_Task brief_
Retype, please, the listing from its opening line through the line that contains "const xTicks = [0, 10, 20, 30, 40, 50, 60, 70]", both included, without the pictures.

•••••

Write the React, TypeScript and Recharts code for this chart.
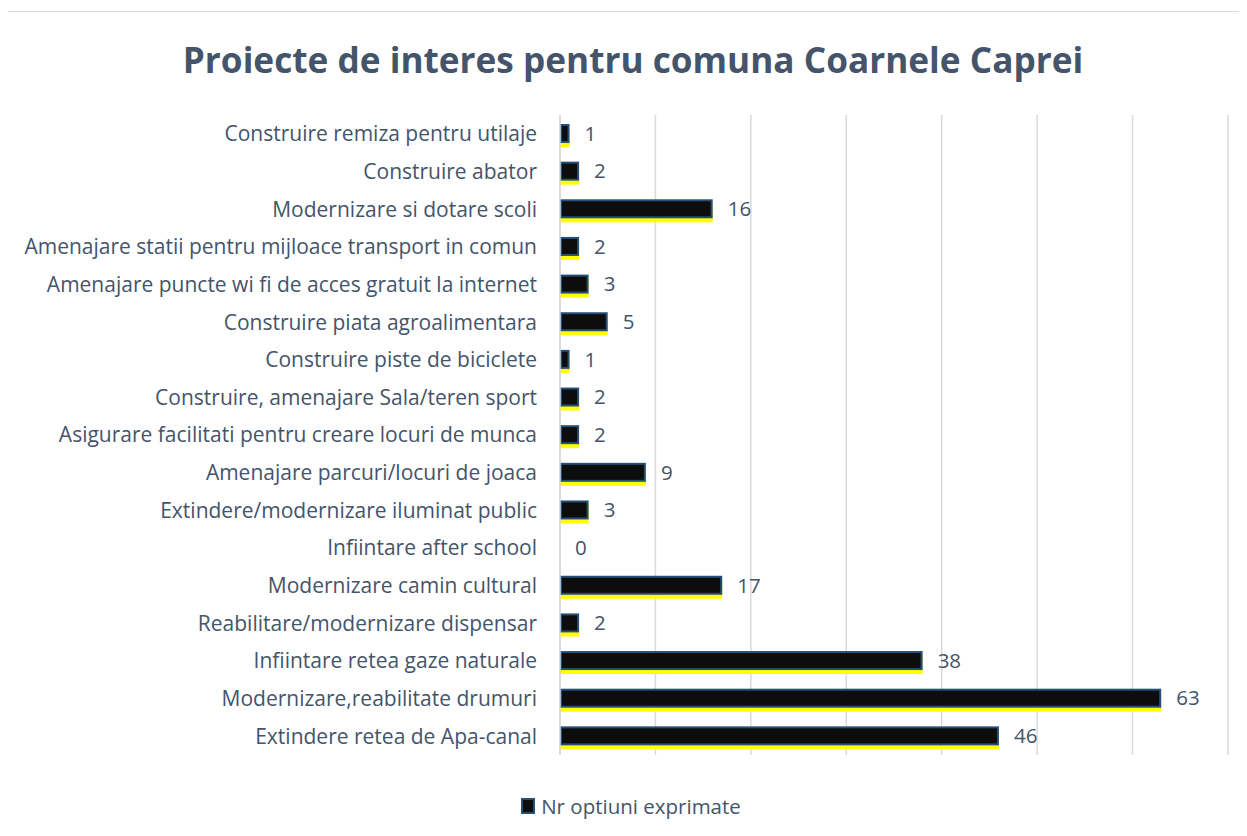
import { BarChart, Bar, XAxis, YAxis, CartesianGrid, LabelList } from 'recharts';

const categories = [
    'Construire remiza pentru utilaje',
    'Construire abator',
    'Modernizare si dotare scoli',
    'Amenajare statii pentru mijloace transport in comun',
    'Amenajare puncte wi fi de acces gratuit la internet',
    'Construire piata agroalimentara',
    'Construire piste de biciclete',
    'Construire, amenajare Sala/teren sport',
    'Asigurare facilitati pentru creare locuri de munca',
    'Amenajare parcuri/locuri de joaca',
    'Extindere/modernizare iluminat public',
    'Infiintare after school',
    'Modernizare camin cultural',
    'Reabilitare/modernizare dispensar',
    'Infiintare retea gaze naturale',
    'Modernizare,reabilitate drumuri',
    'Extindere retea de Apa-canal',
]
const optiuni = [1, 2, 16, 2, 3, 5, 1, 2, 2, 9, 3, 0, 17, 2, 38, 63, 46]
const xTicks = [0, 10, 20, 30, 40, 50, 60, 70]

const title = 'Proiecte de interes pentru comuna Coarnele Caprei'
const seriesName = 'Nr optiuni exprimate'

const data = categories.map((name, i) => ({ name, value: optiuni[i] }))

const textColor = '#44546a'
const font = '"Open Sans", "Noto Sans", sans-serif'

const ShadowBar = (props: any) => {
    const { x, y, width, height } = props
    if (!width || width <= 0) return <g />
    return (
        <g>
            <rect x={x} y={y + 4} width={width} height={height} fill='#ffff00' />
            <rect x={x + 1} y={y + 1} width={Math.max(width - 2, 0)} height={height - 2} fill='#0d0d0d' stroke='#264f78' strokeWidth={2} />
        </g>
    )
}

export default function App() {
    return (
        <div style={{ position: 'relative', width: 1240, height: 840, marginLeft: -1, marginTop: 3, border: '1px solid #d9d9d9', background: '#fff', fontFamily: font, boxSizing: 'border-box' }}>
            <div style={{ position: 'absolute', top: 23, left: 6, width: '100%', textAlign: 'center', fontSize: 35.2, fontWeight: 700, color: textColor }}>
                {title}
            </div>
            <BarChart
                layout="vertical"
                width={1238}
                height={823}
                data={data}
                margin={{ top: 103, right: 18, bottom: 80, left: 0 }}
                barCategoryGap={0}
            >
                <CartesianGrid horizontal={false} stroke='#d9d9d9' strokeWidth={1.5} />
                <XAxis type="number" domain={[0, 70]} ticks={xTicks} hide />
                <YAxis
                    type="category"
                    dataKey="name"
                    width={552}
                    tickLine={false}
                    axisLine={{ stroke: '#d9d9d9', strokeWidth: 1.5 }}
                    tickMargin={17}
                    interval={0}
                    tick={{ fill: textColor, fontSize: 21, fontFamily: font }}
                />
                <Bar dataKey="value" name={seriesName} barSize={19} shape={<ShadowBar />} isAnimationActive={false}>
                    <LabelList dataKey="value" position="right" offset={15} fill={textColor} fontSize={20.5} fontFamily={font} />
                </Bar>
            </BarChart>
            <div style={{ position: 'absolute', top: 780, left: 4, width: '100%', display: 'flex', justifyContent: 'center', alignItems: 'center', fontSize: 20.5, color: textColor }}>
                <span style={{ display: 'inline-block', width: 10, height: 12, background: '#0d0d0d', border: '2px solid #264f78', marginRight: 6 }} />
                {seriesName}
            </div>
        </div>
    )
}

•••••

_Exercise response_
Write the React, TypeScript and Recharts code for this chart.
import { BarChart, Bar, XAxis, YAxis, CartesianGrid, LabelList } from 'recharts';

const categories = [
    'Construire remiza pentru utilaje',
    'Construire abator',
    'Modernizare si dotare scoli',
    'Amenajare statii pentru mijloace transport in comun',
    'Amenajare puncte wi fi de acces gratuit la internet',
    'Construire piata agroalimentara',
    'Construire piste de biciclete',
    'Construire, amenajare Sala/teren sport',
    'Asigurare facilitati pentru creare locuri de munca',
    'Amenajare parcuri/locuri de joaca',
    'Extindere/modernizare iluminat public',
    'Infiintare after school',
    'Modernizare camin cultural',
    'Reabilitare/modernizare dispensar',
    'Infiintare retea gaze naturale',
    'Modernizare,reabilitate drumuri',
    'Extindere retea de Apa-canal',
]
const optiuni = [1, 2, 16, 2, 3, 5, 1, 2, 2, 9, 3, 0, 17, 2, 38, 63, 46]
const xTicks = [0, 10, 20, 30, 40, 50, 60, 70]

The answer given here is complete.